Reports from a UNICEF research found that 65% of females in the Kibera slum in Kenya, the largest urban slum in Africa, have at one point traded sex for sanitary products.

The girls are forced to have sex with older men because it is the only way they can access sanitary products due to poverty and the stigma surrounding menstruation.

(Photo: ThisisAfrica)

The research also reports that 54% of Kenyan girls still have problems accessing feminine hygiene products and 22% of schoolgirls still have to buy their own even though the Kenyan government signed a bill into law last year that says girls in public schools will receive free sanitary towels.

90,000 girls in 335 schools in Kenya now have access to safe and clean facilities because of that bill, but there’s clearly still more work to be done. Andrew Trevett, UNICEF Kenya chief of Water, Sanitation and Hygiene, hypothesizes two reasons why girls have to trade sex for sanitary products:

“One obvious reason is poverty – girls and women don’t have the financial means to buy sanitary products. But there is also the issue of supply.

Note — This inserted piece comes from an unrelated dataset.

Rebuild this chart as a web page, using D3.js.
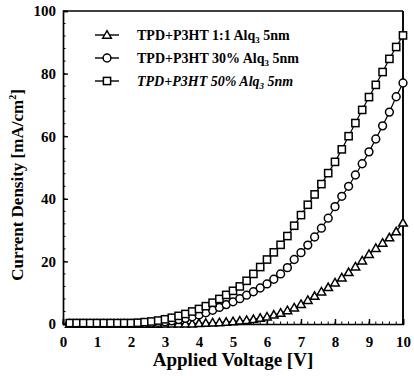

Transactional sex for sanitary items happens because the items are not available in girl’s villages.

In the countryside, girls are faced with no transport and can’t afford a bus fare. In some remote villages, there are no roads and there isn’t a bus service.”

UNICEF found that 7% of women use old cloths, chicken feathers, mud and newspapers in the place of pads or tampons — while some dig a hole in the ground and sit there for days till their period passes.

UNICEF also found that only 50% of girls felt they could openly discuss menstruation at home.